--- Start Dataset excerpt ---

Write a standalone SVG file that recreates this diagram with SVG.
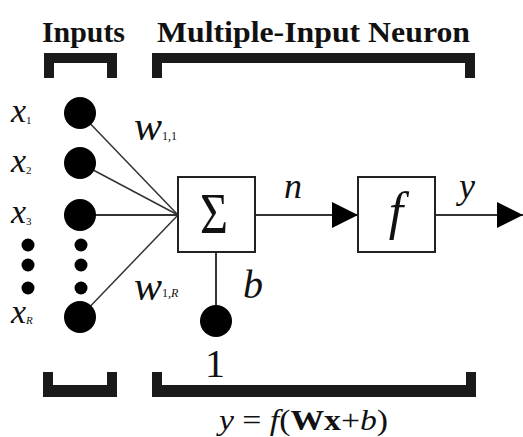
<svg xmlns="http://www.w3.org/2000/svg" width="523" height="437" viewBox="0 0 523 437">
<defs>
<style>
.br{fill:#1a1a1a}
.box{fill:#fff;stroke:#222;stroke-width:2}
.ln{stroke:#333;stroke-width:1.5;fill:none}
.dot{fill:#000}
</style>
<marker id="ah" markerWidth="26" markerHeight="26" refX="26" refY="13" markerUnits="userSpaceOnUse" orient="auto">
<path d="M0,0 L26,13 L0,26 Z" fill="#000"/>
</marker>
</defs>
<rect width="523" height="437" fill="#fff"/>
<g id="titles">
<text x="42" y="42" font-family="Liberation Serif" font-size="30" font-weight="bold" fill="#111" style="font-family:'Liberation Serif',serif" textLength="83" lengthAdjust="spacingAndGlyphs">Inputs</text>
<text x="157" y="42" font-family="Liberation Serif" font-size="30" font-weight="bold" fill="#111" style="font-family:'Liberation Serif',serif" textLength="313" lengthAdjust="spacingAndGlyphs">Multiple-Input Neuron</text>
</g>
<g id="brackets">
<path class="br" d="M44,53 H117 V78 H107 V63 H54 V78 H44 Z"/>
<path class="br" d="M152,53 H475 V78 H465 V63 H162 V78 H152 Z"/>
<path class="br" d="M43,397 H117 V372 H107 V385 H53 V372 H43 Z"/>
<path class="br" d="M152,397 H476 V372 H466 V385 H162 V372 H152 Z"/>
</g>
<g id="connectors">
<line class="ln" x1="80" y1="113" x2="178" y2="215"/>
<line class="ln" x1="80" y1="163" x2="178" y2="215"/>
<line class="ln" x1="80" y1="215" x2="178" y2="215" style="stroke-width:2.2"/>
<line class="ln" x1="80" y1="317" x2="178" y2="215"/>
<line class="ln" x1="216" y1="252" x2="216" y2="320" style="stroke-width:2"/>
<line class="ln" x1="255" y1="215" x2="358" y2="215" style="stroke-width:2" marker-end="url(#ah)"/>
<line class="ln" x1="435" y1="215" x2="523" y2="215" style="stroke-width:2" marker-end="url(#ah)"/>
</g>
<g id="inputs">
<circle class="dot" cx="80" cy="113" r="16"/>
<circle class="dot" cx="80" cy="163" r="16"/>
<circle class="dot" cx="80" cy="215" r="16"/>
<circle class="dot" cx="80" cy="317" r="16"/>
<circle class="dot" cx="81" cy="245" r="6.5"/>
<circle class="dot" cx="81" cy="265" r="6.5"/>
<circle class="dot" cx="81" cy="288" r="6.5"/>
<circle class="dot" cx="28" cy="245" r="6.5"/>
<circle class="dot" cx="28" cy="265" r="6.5"/>
<circle class="dot" cx="28" cy="288" r="6.5"/>
<text x="11" y="122" font-family="Liberation Serif" fill="#111" style="font-family:'Liberation Serif',serif"><tspan font-style="italic" font-size="34">x</tspan><tspan font-size="11" dy="2">1</tspan></text>
<text x="11" y="172" font-family="Liberation Serif" fill="#111" style="font-family:'Liberation Serif',serif"><tspan font-style="italic" font-size="34">x</tspan><tspan font-size="11" dy="2">2</tspan></text>
<text x="11" y="223" font-family="Liberation Serif" fill="#111" style="font-family:'Liberation Serif',serif"><tspan font-style="italic" font-size="34">x</tspan><tspan font-size="11" dy="2">3</tspan></text>
<text x="11" y="323" font-family="Liberation Serif" fill="#111" style="font-family:'Liberation Serif',serif"><tspan font-style="italic" font-size="34">x</tspan><tspan font-style="italic" font-size="11" dy="1">R</tspan></text>
</g>
<g id="weights">
<text x="134" y="140" font-family="Liberation Serif" fill="#111" style="font-family:'Liberation Serif',serif"><tspan font-style="italic" font-size="42">w</tspan><tspan font-size="12">1,1</tspan></text>
<text x="134" y="300" font-family="Liberation Serif" fill="#111" style="font-family:'Liberation Serif',serif"><tspan font-style="italic" font-size="42">w</tspan><tspan font-size="12" dy="-3">1,</tspan><tspan font-style="italic" font-size="12">R</tspan></text>
</g>
<g id="sum">
<rect class="box" x="178" y="177" width="77" height="75"/>
<text x="214" y="233" font-family="Liberation Serif" font-size="58" fill="#111" style="font-family:'Liberation Serif',serif" text-anchor="middle" textLength="28" lengthAdjust="spacingAndGlyphs">Σ</text>
</g>
<g id="bias">
<circle class="dot" cx="216" cy="321" r="16"/>
<text x="243" y="298" font-family="Liberation Serif" font-size="40" font-style="italic" fill="#111" style="font-family:'Liberation Serif',serif">b</text>
<text x="215" y="377" font-family="Liberation Serif" font-size="40" fill="#111" style="font-family:'Liberation Serif',serif" text-anchor="middle">1</text>
</g>
<g id="transfer">
<rect class="box" x="358" y="177" width="77" height="75"/>
<text x="396" y="229" font-family="Liberation Serif" font-size="52" font-style="italic" fill="#111" style="font-family:'Liberation Serif',serif" text-anchor="middle">f</text>
</g>
<g id="labels">
<text x="284" y="198" font-family="Liberation Serif" font-size="36" font-style="italic" fill="#111" style="font-family:'Liberation Serif',serif">n</text>
<text x="459" y="198" font-family="Liberation Serif" font-size="36" font-style="italic" fill="#111" style="font-family:'Liberation Serif',serif">y</text>
<text x="219" y="430" font-family="Liberation Serif" font-size="30" fill="#111" style="font-family:'Liberation Serif',serif" textLength="169" lengthAdjust="spacingAndGlyphs"><tspan font-style="italic">y</tspan> = <tspan font-style="italic">f</tspan>(<tspan font-weight="bold">Wx</tspan>+<tspan font-style="italic">b</tspan>)</text>
</g>
</svg>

--- End Dataset excerpt ---

(What you have to do):
Leave out the pictures and transcribe everything else exactly.

(Exercise response):
Write a standalone SVG file that recreates this diagram with SVG.
<svg xmlns="http://www.w3.org/2000/svg" width="523" height="437" viewBox="0 0 523 437">
<defs>
<style>
.br{fill:#1a1a1a}
.box{fill:#fff;stroke:#222;stroke-width:2}
.ln{stroke:#333;stroke-width:1.5;fill:none}
.dot{fill:#000}
</style>
<marker id="ah" markerWidth="26" markerHeight="26" refX="26" refY="13" markerUnits="userSpaceOnUse" orient="auto">
<path d="M0,0 L26,13 L0,26 Z" fill="#000"/>
</marker>
</defs>
<rect width="523" height="437" fill="#fff"/>
<g id="titles">
<text x="42" y="42" font-family="Liberation Serif" font-size="30" font-weight="bold" fill="#111" style="font-family:'Liberation Serif',serif" textLength="83" lengthAdjust="spacingAndGlyphs">Inputs</text>
<text x="157" y="42" font-family="Liberation Serif" font-size="30" font-weight="bold" fill="#111" style="font-family:'Liberation Serif',serif" textLength="313" lengthAdjust="spacingAndGlyphs">Multiple-Input Neuron</text>
</g>
<g id="brackets">
<path class="br" d="M44,53 H117 V78 H107 V63 H54 V78 H44 Z"/>
<path class="br" d="M152,53 H475 V78 H465 V63 H162 V78 H152 Z"/>
<path class="br" d="M43,397 H117 V372 H107 V385 H53 V372 H43 Z"/>
<path class="br" d="M152,397 H476 V372 H466 V385 H162 V372 H152 Z"/>
</g>
<g id="connectors">
<line class="ln" x1="80" y1="113" x2="178" y2="215"/>
<line class="ln" x1="80" y1="163" x2="178" y2="215"/>
<line class="ln" x1="80" y1="215" x2="178" y2="215" style="stroke-width:2.2"/>
<line class="ln" x1="80" y1="317" x2="178" y2="215"/>
<line class="ln" x1="216" y1="252" x2="216" y2="320" style="stroke-width:2"/>
<line class="ln" x1="255" y1="215" x2="358" y2="215" style="stroke-width:2" marker-end="url(#ah)"/>
<line class="ln" x1="435" y1="215" x2="523" y2="215" style="stroke-width:2" marker-end="url(#ah)"/>
</g>
<g id="inputs">
<circle class="dot" cx="80" cy="113" r="16"/>
<circle class="dot" cx="80" cy="163" r="16"/>
<circle class="dot" cx="80" cy="215" r="16"/>
<circle class="dot" cx="80" cy="317" r="16"/>
<circle class="dot" cx="81" cy="245" r="6.5"/>
<circle class="dot" cx="81" cy="265" r="6.5"/>
<circle class="dot" cx="81" cy="288" r="6.5"/>
<circle class="dot" cx="28" cy="245" r="6.5"/>
<circle class="dot" cx="28" cy="265" r="6.5"/>
<circle class="dot" cx="28" cy="288" r="6.5"/>
<text x="11" y="122" font-family="Liberation Serif" fill="#111" style="font-family:'Liberation Serif',serif"><tspan font-style="italic" font-size="34">x</tspan><tspan font-size="11" dy="2">1</tspan></text>
<text x="11" y="172" font-family="Liberation Serif" fill="#111" style="font-family:'Liberation Serif',serif"><tspan font-style="italic" font-size="34">x</tspan><tspan font-size="11" dy="2">2</tspan></text>
<text x="11" y="223" font-family="Liberation Serif" fill="#111" style="font-family:'Liberation Serif',serif"><tspan font-style="italic" font-size="34">x</tspan><tspan font-size="11" dy="2">3</tspan></text>
<text x="11" y="323" font-family="Liberation Serif" fill="#111" style="font-family:'Liberation Serif',serif"><tspan font-style="italic" font-size="34">x</tspan><tspan font-style="italic" font-size="11" dy="1">R</tspan></text>
</g>
<g id="weights">
<text x="134" y="140" font-family="Liberation Serif" fill="#111" style="font-family:'Liberation Serif',serif"><tspan font-style="italic" font-size="42">w</tspan><tspan font-size="12">1,1</tspan></text>
<text x="134" y="300" font-family="Liberation Serif" fill="#111" style="font-family:'Liberation Serif',serif"><tspan font-style="italic" font-size="42">w</tspan><tspan font-size="12" dy="-3">1,</tspan><tspan font-style="italic" font-size="12">R</tspan></text>
</g>
<g id="sum">
<rect class="box" x="178" y="177" width="77" height="75"/>
<text x="214" y="233" font-family="Liberation Serif" font-size="58" fill="#111" style="font-family:'Liberation Serif',serif" text-anchor="middle" textLength="28" lengthAdjust="spacingAndGlyphs">Σ</text>
</g>
<g id="bias">
<circle class="dot" cx="216" cy="321" r="16"/>
<text x="243" y="298" font-family="Liberation Serif" font-size="40" font-style="italic" fill="#111" style="font-family:'Liberation Serif',serif">b</text>
<text x="215" y="377" font-family="Liberation Serif" font-size="40" fill="#111" style="font-family:'Liberation Serif',serif" text-anchor="middle">1</text>
</g>
<g id="transfer">
<rect class="box" x="358" y="177" width="77" height="75"/>
<text x="396" y="229" font-family="Liberation Serif" font-size="52" font-style="italic" fill="#111" style="font-family:'Liberation Serif',serif" text-anchor="middle">f</text>
</g>
<g id="labels">
<text x="284" y="198" font-family="Liberation Serif" font-size="36" font-style="italic" fill="#111" style="font-family:'Liberation Serif',serif">n</text>
<text x="459" y="198" font-family="Liberation Serif" font-size="36" font-style="italic" fill="#111" style="font-family:'Liberation Serif',serif">y</text>
<text x="219" y="430" font-family="Liberation Serif" font-size="30" fill="#111" style="font-family:'Liberation Serif',serif" textLength="169" lengthAdjust="spacingAndGlyphs"><tspan font-style="italic">y</tspan> = <tspan font-style="italic">f</tspan>(<tspan font-weight="bold">Wx</tspan>+<tspan font-style="italic">b</tspan>)</text>
</g>
</svg>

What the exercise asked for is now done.